▸ TASK
Only a number is expected: how many lines in the data below contain the word "that".

++++++

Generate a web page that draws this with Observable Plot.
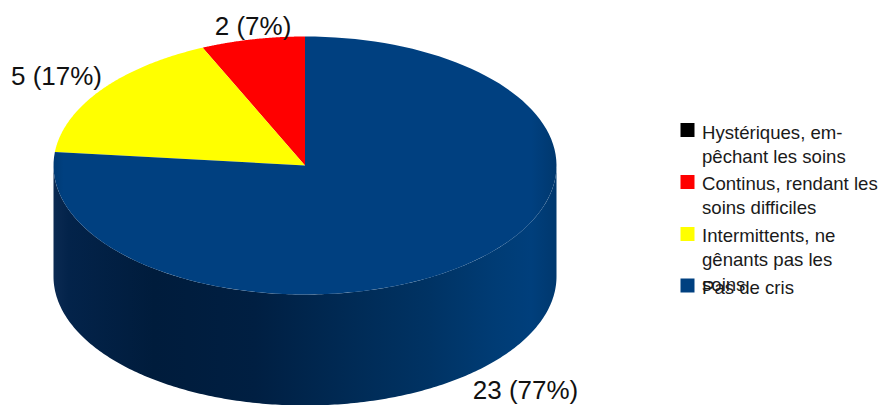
<!DOCTYPE html>
<html><head><meta charset="utf-8">
<script src="https://cdn.jsdelivr.net/npm/d3@7"></script>
<script src="https://cdn.jsdelivr.net/npm/@observablehq/plot@0.6"></script>
<style>html,body{margin:0;padding:0;background:#fff}svg{display:block}</style>
</head><body><div id="chart"></div>
<script>
// Data (in legend order, drawn counter-clockwise from 12 o'clock)
const categories = ["Hystériques, empêchant les soins","Continus, rendant les soins difficiles","Intermittents, ne gênants pas les soins","Pas de cris"];
const counts = [0, 2, 5, 23];
const percents = [0, 7, 17, 77];
const colors = ["#000000","#ff0000","#ffff00","#004080"];
const legendLines = [["Hystériques, em-","pêchant les soins"],["Continus, rendant les","soins difficiles"],["Intermittents, ne","gênants pas les","soins"],["Pas de cris"]];

// Layout
const W = 881, H = 405;
const pie = {cx:304.5, cy:165, rx:251.5, ry:129, depth:111};
const labelPos = {1:[252.5,26], 2:[56,76], 3:[525,390]};
const legendRows = [[133,157],[184,208],[236,260,285],[288]];
const swatchY = [129.5,181.5,233.5,285];

const total = d3.sum(counts);
const px = a => pie.cx - pie.rx*Math.sin(a);
const py = a => pie.cy - pie.ry*Math.cos(a);
const arc = (a0,a1,n=120) => d3.range(n+1).map(i => a0+(a1-a0)*i/n);

let acc = 0;
const slices = counts.map((c,i)=>{
  const a0 = acc/total*2*Math.PI; acc += c;
  const a1 = acc/total*2*Math.PI;
  return {i,a0,a1};
}).filter((_, i)=>counts[i]>0);

const sliceRows = slices.flatMap(s=>[
  {k:s.i,x:pie.cx,y:pie.cy},
  ...arc(s.a0,s.a1).map(a=>({k:s.i,x:px(a),y:py(a)}))
]);

// Front wall, outline of the visible side of the cylinder
const front = arc(Math.PI/2, 3*Math.PI/2, 240);
const wallRows = [
  ...front.map(a=>({x:px(a),y:py(a)})),
  ...front.slice().reverse().map(a=>({x:px(a),y:py(a)+pie.depth}))
];

const defs = () => {
  const d = d3.create("svg:defs");
  const grad = (id,stops) => {
    const g = d.append("linearGradient").attr("id",id).attr("x1",0).attr("x2",1).attr("y1",0).attr("y2",0);
    stops.forEach(([o,c])=>g.append("stop").attr("offset",o).attr("stop-color",c));
  };
  grad("wall",[[0,"#0b2a52"],[0.03,"#03234a"],[0.2,"#001c3c"],[0.4,"#001f42"],[0.6,"#002b56"],[0.75,"#003364"],[0.88,"#003c75"],[0.95,"#003f7c"],[1,"#00386e"]]);
  grad("face",[[0,"#003a74"],[0.02,"#004080"],[0.95,"#004080"],[1,"#00386e"]]);
  return d.node();
};

const marks = [
  defs,
  Plot.line(wallRows,{x:"x",y:"y",fill:"url(#wall)",stroke:"none",curve:"linear-closed"}),
  ...slices.map(s=>Plot.line(sliceRows.filter(r=>r.k===s.i),{
    x:"x",y:"y",stroke:"none",curve:"linear-closed",
    fill:s.i===3?"url(#face)":colors[s.i]})),
  Plot.text(slices,{
    x:s=>labelPos[s.i][0], y:s=>labelPos[s.i][1],
    text:s=>`${counts[s.i]} (${percents[s.i]}%)`,
    fontSize:26, fontFamily:"Liberation Sans", fill:"#111", textAnchor:"middle", lineAnchor:"middle"}),
  Plot.dot(categories,{
    x:()=>687, y:(_,i)=>swatchY[i], symbol:"square", r:7.9, stroke:"none",
    fill:(_,i)=>colors[i]}),
  Plot.text(legendLines.flatMap((ls,i)=>ls.map((t,j)=>({t,y:legendRows[i][j]}))),{
    x:()=>701.5, y:"y", text:"t", fontSize:18.6, fontFamily:"Liberation Sans",
    fill:"#1a1a1a", textAnchor:"start", lineAnchor:"middle"})
];

const chart = Plot.plot({
  width:W, height:H, margin:0,
  x:{domain:[0,W],range:[0,W],axis:null},
  y:{domain:[0,H],range:[0,H],axis:null},
  color:{type:"identity"},
  style:{background:"#fff"},
  marks
});
document.getElementById("chart").append(chart);
</script></body></html>
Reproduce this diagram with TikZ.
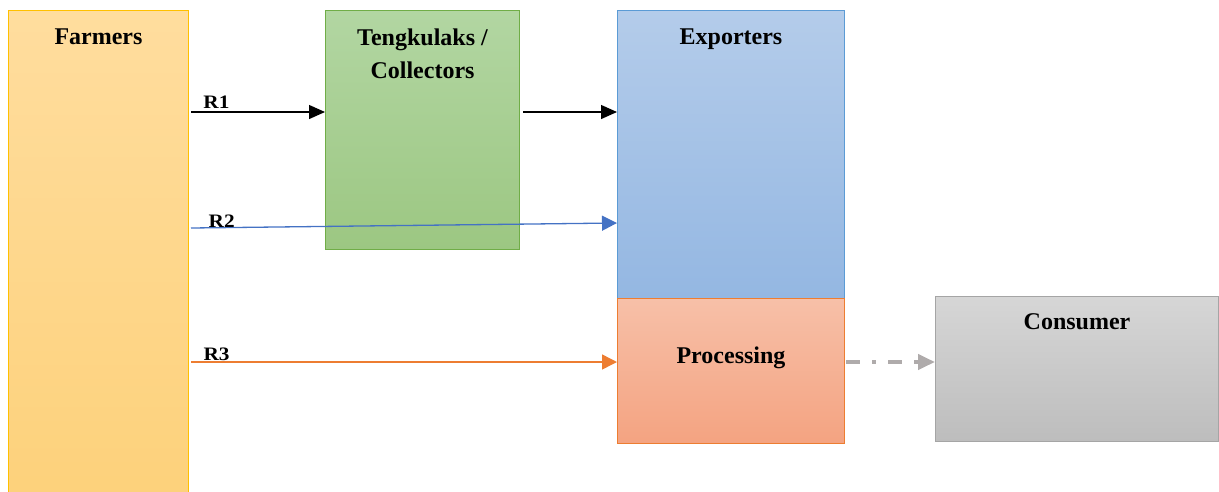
\documentclass[tikz,border=0pt]{standalone}
\usepackage{fontspec}
\setmainfont{Liberation Serif}
\usetikzlibrary{arrows.meta, positioning}

\definecolor{farmTop}{HTML}{FFDD9E}
\definecolor{farmBot}{HTML}{FDD17A}
\definecolor{farmLine}{HTML}{FFC000}
\definecolor{collTop}{HTML}{B2D6A2}
\definecolor{collBot}{HTML}{9CC782}
\definecolor{collLine}{HTML}{70AD47}
\definecolor{expTop}{HTML}{B4CCEA}
\definecolor{expBot}{HTML}{94B7E2}
\definecolor{expLine}{HTML}{5B9BD5}
\definecolor{procTop}{HTML}{F7C0A8}
\definecolor{procBot}{HTML}{F4A381}
\definecolor{procLine}{HTML}{ED7D31}
\definecolor{consTop}{HTML}{D6D6D6}
\definecolor{consBot}{HTML}{BDBDBD}
\definecolor{consLine}{HTML}{A5A5A5}
\definecolor{routeTwo}{HTML}{4472C4}
\definecolor{routeThree}{HTML}{ED7D31}
\definecolor{toConsumer}{HTML}{AFABAB}

\begin{document}
\begin{tikzpicture}[x=1pt, y=-1pt,
	box/.style={draw, rectangle, inner sep=0pt, anchor=north west, line width=1pt},
	title/.style={font=\fontsize{24}{33}\selectfont\bfseries, inner sep=0pt, anchor=base, align=center},
	flow/.style={-{Triangle[length=16pt,width=14pt]}, line width=1.3pt},
	rlabel/.style={font=\fontsize{19}{19}\selectfont\bfseries, inner sep=0pt, anchor=base, xscale=1.12, transform shape}]
	\clip (0,0) rectangle (1219,491);

	% actors along the chain
	\node[box, minimum width=180pt, minimum height=500pt, top color=farmTop, bottom color=farmBot, draw=farmLine] (farmers) at (8,10) {};
	\node[box, minimum width=194pt, minimum height=239pt, top color=collTop, bottom color=collBot, draw=collLine] (collectors) at (325,10) {};
	\node[box, minimum width=227pt, minimum height=288pt, top color=expTop, bottom color=expBot, draw=expLine] (exporters) at (617,10) {};
	\node[box, minimum width=227pt, minimum height=145pt, top color=procTop, bottom color=procBot, draw=procLine] (processing) at (617,298) {};
	\node[box, minimum width=283pt, minimum height=145pt, top color=consTop, bottom color=consBot, draw=consLine] (consumer) at (935,296) {};

	% titles
	\node[title] (farmersT) at ([yshift=-34pt]farmers.north) {Farmers};
	\node[title] (collectorsT) at ([yshift=-68pt]collectors.north) {Tengkulaks /\\Collectors};
	\node[title] (exportersT) at ([yshift=-34pt]exporters.north) {Exporters};
	\node[title] (processingT) at ([yshift=-65pt]processing.north) {Processing};
	\node[title] (consumerT) at ([yshift=-33pt]consumer.north) {Consumer};

	% routes
	\draw[flow] ([yshift=-102pt, xshift=2pt]farmers.north east) -- ([yshift=-102pt]collectors.north west)
		node[rlabel, pos=0.19, yshift=4pt] {R1};
	\draw[flow] ([yshift=-102pt, xshift=3pt]collectors.north east) -- ([yshift=-102pt]exporters.north west);
	\draw[flow, routeTwo, -{Triangle[length=15pt,width=15pt]}] ([yshift=-218pt, xshift=2pt]farmers.north east) -- ([yshift=-213pt]exporters.north west)
		node[rlabel, black, pos=0.072] {R2};
	\draw[flow, routeThree, line width=1.5pt, -{Triangle[length=15pt,width=15pt]}] ([yshift=-352pt, xshift=2pt]farmers.north east) -- ([yshift=-64pt]processing.north west)
		node[rlabel, black, pos=0.06, yshift=1.3pt] {R3};
	\draw[toConsumer, line width=4pt, dash pattern=on 14pt off 12pt on 4pt off 12pt, -{Triangle[length=17pt,width=15pt]}]
		([yshift=-64pt, xshift=1pt]processing.north east) -- ([yshift=-66pt]consumer.north west);
\end{tikzpicture}
\end{document}
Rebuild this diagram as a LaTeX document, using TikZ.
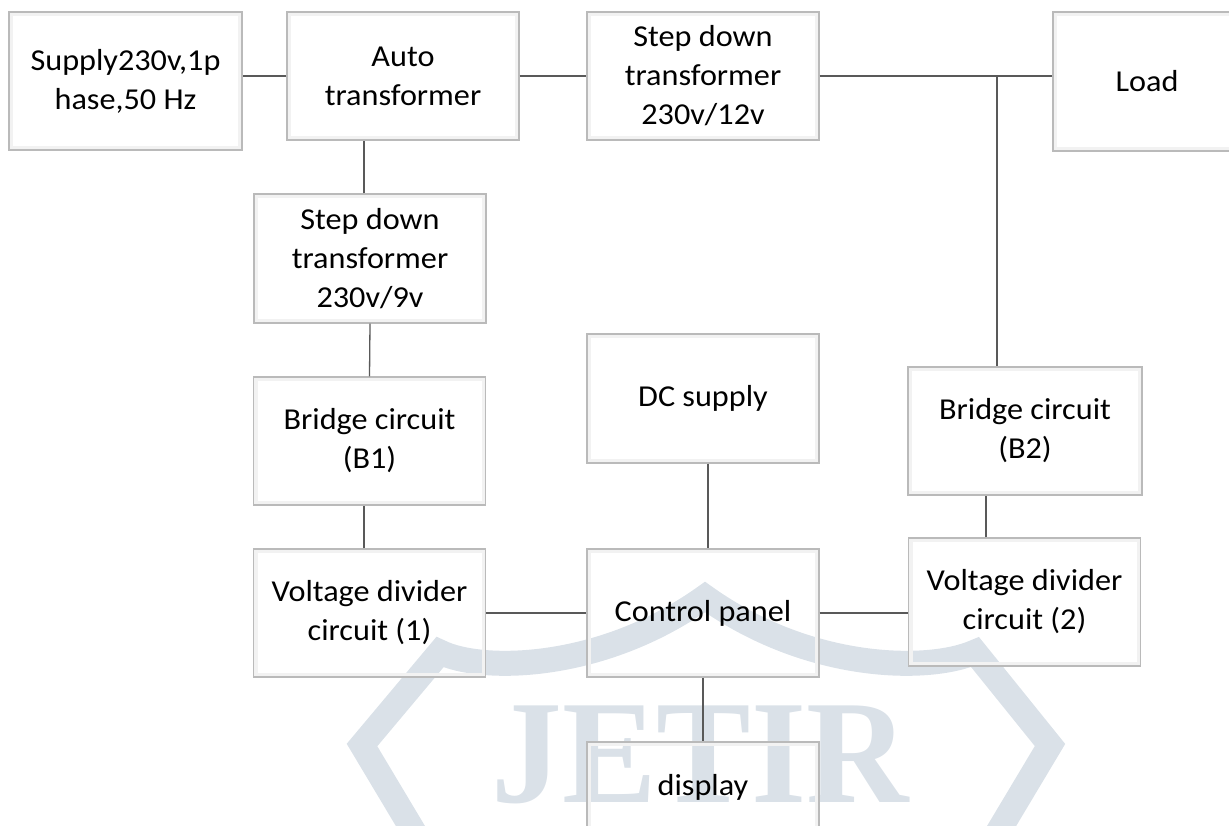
\documentclass[tikz,border=0pt]{standalone}
\usepackage{fontspec}
\setmainfont{Carlito}[FakeStretch=1.06]
\newfontfamily\wmfont{Liberation Serif}
\usepackage{tikz}
\usetikzlibrary{calc}
\definecolor{wmark}{HTML}{DAE1E8}
\definecolor{wire}{HTML}{595959}
\newcommand{\pxu}{0.02cm}

\begin{document}
\begin{tikzpicture}[
  x=\pxu, y=-\pxu,
  font=\fontsize{17.3}{22.2}\selectfont,
  every node/.style={align=center},
  blk/.style={draw=black!27,line width=1.2*\pxu,
    inner sep=0pt,minimum width=232*\pxu,minimum height=128*\pxu,
    append after command={\pgfextra{\draw[black!5,line width=4*\pxu]
      ([shift={(2.6,2.6)}]\tikzlastnode.north west) rectangle ([shift={(-2.6,-2.6)}]\tikzlastnode.south east);}}},
  link/.style={draw=wire,line width=1.3*\pxu},
  wmband/.style={draw=wmark,line width=25*\pxu,line join=miter,miter limit=4}
]
\useasboundingbox (0,0) rectangle (1229,825);

% Watermark
\draw[wmband] (420,842) -- (362,745) -- (440,652)
  .. controls (480,672) and (600,672) .. (705,597)
  .. controls (810,672) and (930,672) .. (975,652) -- (1050,745) -- (992,842);
\node[font=\wmfont\bfseries\fontsize{84}{84}\selectfont,text=wmark,anchor=base,inner sep=0pt]
  (wmtext) at (700,802) {\scalebox{0.96}[1]{JETIR}};

% Top row
\node[blk,minimum width=233*\pxu,minimum height=138*\pxu] (supply) at (125.5,81) {Supply230v,1p\\hase,50 Hz};
\node[blk] (auto) at (403,76) {Auto\\transformer};
\node[blk] (stepB) at (703,76) {Step down\\transformer\\230v/12v};
\node[blk,minimum width=188*\pxu,minimum height=139*\pxu] (load) at (1147,81.5) {Load};

% Left column
\node[blk,minimum height=129*\pxu] (stepA) at (370,258.5) {Step down\\transformer\\230v/9v};
\node[blk] (bridgeA) at (369.5,441) {Bridge circuit\\(B1)};
\node[blk] (divA) at (369.5,613) {Voltage divider\\circuit (1)};

% Middle column
\node[blk,minimum height=129*\pxu] (dcs) at (703,398.5) {DC supply};
\node[blk] (panel) at (703,613) {Control panel};
\node[blk,minimum height=90*\pxu] (disp) at (703,787) {display};

% Right column
\node[blk,minimum width=234*\pxu] (bridgeB) at (1025,431) {Bridge circuit\\(B2)};
\node[blk] (divB) at (1024.5,602) {Voltage divider\\circuit (2)};

% Connectors
\draw[link] (auto.west) -- (auto.west -| supply.east);
\draw[link] (auto.east) -- (stepB.west);
\draw[link] (stepB.east) -- (stepB.east -| load.west);
\coordinate (tap) at (997,76);
\draw[link] (tap) -- (tap |- bridgeB.north);
\draw[link] ($(stepA.north)+(-6,0)$) coordinate (a1) -- (a1 |- auto.south);
\draw[link] (stepA.south) -- (bridgeA.north);
\draw[link] ($(divA.north)+(-5.5,0)$) coordinate (a2) -- (a2 |- bridgeA.south);
\draw[link] ($(dcs.south)+(5,0)$) coordinate (a3) -- (a3 |- panel.north);
\draw[link] (panel.south) -- (disp.north);
\draw[link] (divA.east) -- (panel.west);
\draw[link] (panel.east) -- (panel.east -| divB.west);
\draw[link] ($(divB.north)+(-38.5,0)$) coordinate (a4) -- (a4 |- bridgeB.south);
\end{tikzpicture}
\end{document}
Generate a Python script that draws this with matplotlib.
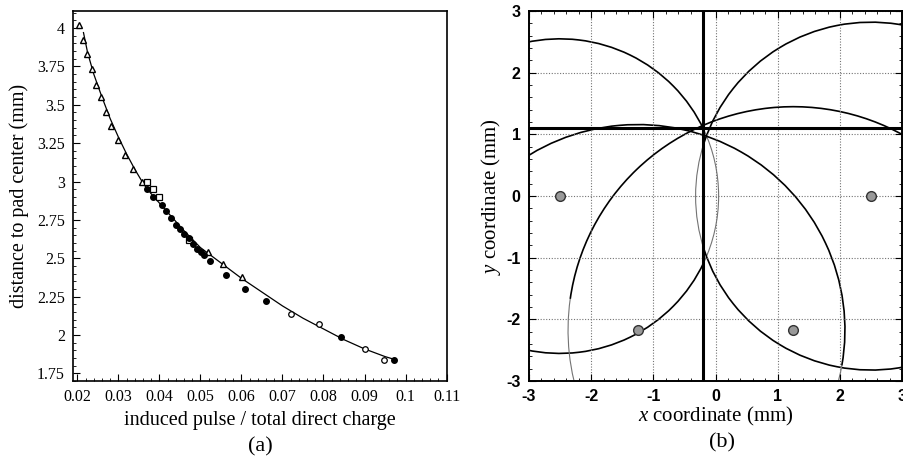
import matplotlib
matplotlib.use("Agg")
import matplotlib.pyplot as plt
from matplotlib.patches import Arc
from matplotlib.ticker import MultipleLocator

plt.rcParams["mathtext.fontset"] = "custom"
plt.rcParams["mathtext.rm"] = "Liberation Serif"
plt.rcParams["mathtext.it"] = "Liberation Serif:italic"
plt.rcParams["axes.unicode_minus"] = False

# ---- panel (a): induced pulse ratio vs distance ----
tri_x = [0.0205, 0.0213, 0.0224, 0.0235, 0.0245, 0.0257, 0.0270, 0.0282, 0.0299,
         0.0315, 0.0336, 0.0358, 0.0518, 0.0554, 0.0601]
tri_y = [4.02, 3.92, 3.83, 3.73, 3.63, 3.55, 3.45, 3.36, 3.27,
         3.17, 3.08, 3.00, 2.54, 2.46, 2.38]
sq_x = [0.0370, 0.0384, 0.0398, 0.0471]
sq_y = [3.00, 2.95, 2.90, 2.62]
dot_x = [0.0370, 0.0384, 0.0406, 0.0416, 0.0428, 0.0440, 0.0450, 0.0461, 0.0471,
         0.0481, 0.0491, 0.0501, 0.0509, 0.0523, 0.0562, 0.0609, 0.0660, 0.0843, 0.0973]
dot_y = [2.95, 2.90, 2.85, 2.81, 2.76, 2.72, 2.69, 2.66, 2.63,
         2.59, 2.56, 2.54, 2.52, 2.48, 2.39, 2.30, 2.22, 1.99, 1.84]
circ_x = [0.0721, 0.0788, 0.0900, 0.0948]
circ_y = [2.14, 2.07, 1.91, 1.84]
fit_x = [0.0215, 0.0225, 0.024, 0.026, 0.028, 0.030, 0.032, 0.034, 0.036, 0.038, 0.040,
         0.043, 0.046, 0.050, 0.055, 0.060, 0.065, 0.070, 0.075, 0.080, 0.085, 0.090,
         0.095, 0.0975]
fit_y = [3.97, 3.84, 3.70, 3.55, 3.41, 3.29, 3.18, 3.08, 2.99, 2.92, 2.86,
         2.77, 2.68, 2.57, 2.47, 2.37, 2.28, 2.19, 2.11, 2.04, 1.97, 1.91,
         1.86, 1.84]
a_xticks = [0.02, 0.03, 0.04, 0.05, 0.06, 0.07, 0.08, 0.09, 0.1, 0.11]
a_xlabels = ["0.02", "0.03", "0.04", "0.05", "0.06", "0.07", "0.08", "0.09", "0.1", "0.11"]
a_yticks = [1.75, 2, 2.25, 2.5, 2.75, 3, 3.25, 3.5, 3.75, 4]
a_ylabels = ["1.75", "2", "2.25", "2.5", "2.75", "3", "3.25", "3.5", "3.75", "4"]

# ---- panel (b): pad centres and distance circles ----
pad_x = [-2.5, 2.5, -1.25, 1.25]
pad_y = [0.0, 0.0, -2.17, -2.17]
pad_r = [2.55, 2.82, 3.33, 3.62]
dark_from = [25, -162, -10, 20]
dark_to = [335, 162, 130, 172]
light_from = [-25, 162, -25, 172]
light_to = [25, 198, -10, 200]
cross_x = -0.2
cross_y = 1.1
b_ticks = [-3, -2, -1, 0, 1, 2, 3]
b_labels = ["-3", "-2", "-1", "0", "1", "2", "3"]

serif = ["Liberation Serif", "DejaVu Serif"]
sans = ["Liberation Sans", "DejaVu Sans"]

fig = plt.figure(figsize=(9.04, 4.62), dpi=100)
ax1 = fig.add_axes([0.081, 0.175, 0.413, 0.801])
ax2 = fig.add_axes([0.585, 0.175, 0.413, 0.801])

# (a)
ax1.plot(fit_x, fit_y, color="black", lw=0.9)
ax1.plot(tri_x, tri_y, "^", ms=4, mfc="white", mec="black", mew=1.0)
ax1.plot(sq_x, sq_y, "s", ms=3.8, mfc="white", mec="black", mew=0.9)
ax1.plot(dot_x, dot_y, "o", ms=4, color="black")
ax1.plot(circ_x, circ_y, "o", ms=4, mfc="white", mec="black", mew=0.9)
ax1.set_xlim(0.019, 0.11)
ax1.set_ylim(1.70, 4.11)
ax1.xaxis.set_minor_locator(MultipleLocator(0.002))
ax1.yaxis.set_minor_locator(MultipleLocator(0.05))
ax1.set_xticks(a_xticks)
ax1.set_xticklabels(a_xlabels, family=serif, fontsize=11.5)
ax1.set_yticks(a_yticks)
ax1.set_yticklabels(a_ylabels, family=serif, fontsize=11.5)
ax1.tick_params(which="both", direction="in", top=False, right=False)
ax1.tick_params(which="major", length=5, pad=6)
ax1.tick_params(which="minor", length=2.5)
for s in ax1.spines.values():
    s.set_linewidth(1.2)
ax1.set_xlabel("induced pulse / total direct charge", family=serif, fontsize=14.5, labelpad=4)
ax1.set_ylabel("distance to pad center (mm)", family=serif, fontsize=14.5, labelpad=6)

# (b)
ax2.grid(True, which="major", ls=(0, (1, 1.5)), color="0.45", lw=0.8)
for i in range(len(pad_x)):
    d = 2 * pad_r[i]
    ax2.add_patch(Arc((pad_x[i], pad_y[i]), d, d, theta1=dark_from[i], theta2=dark_to[i],
                      color="black", lw=1.2))
    ax2.add_patch(Arc((pad_x[i], pad_y[i]), d, d, theta1=light_from[i], theta2=light_to[i],
                      color="0.45", lw=0.8))
ax2.axvline(cross_x, color="black", lw=2.2)
ax2.axhline(cross_y, color="black", lw=2.2)
ax2.plot(pad_x, pad_y, "o", ms=7, mfc="0.6", mec="0.2", mew=1.0)
ax2.set_xlim(-3, 3)
ax2.set_ylim(-3, 3)
ax2.set_xticks(b_ticks)
ax2.set_xticklabels(b_labels, family=sans, fontweight="bold", fontsize=11.5)
ax2.set_yticks(b_ticks)
ax2.set_yticklabels(b_labels, family=sans, fontweight="bold", fontsize=11.5)
ax2.xaxis.set_minor_locator(MultipleLocator(0.2))
ax2.yaxis.set_minor_locator(MultipleLocator(0.2))
ax2.tick_params(which="both", direction="in", top=True, right=True)
ax2.tick_params(which="major", length=5, pad=6)
ax2.tick_params(which="minor", length=2.5)
for s in ax2.spines.values():
    s.set_linewidth(1.4)
ax2.set_xlabel(r"$\it{x}$ coordinate (mm)", family=serif, fontsize=15, labelpad=0)
ax2.set_ylabel(r"$\it{y}$ coordinate (mm)", family=serif, fontsize=15, labelpad=2)

fig.text(0.288, 0.032, "(a)", family=serif, fontsize=16, ha="center", va="center")
fig.text(0.799, 0.041, "(b)", family=serif, fontsize=16, ha="center", va="center")

fig.savefig("out.png", dpi=100)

++++++

▸ SOLUTION FOR THIS EXERCISE
2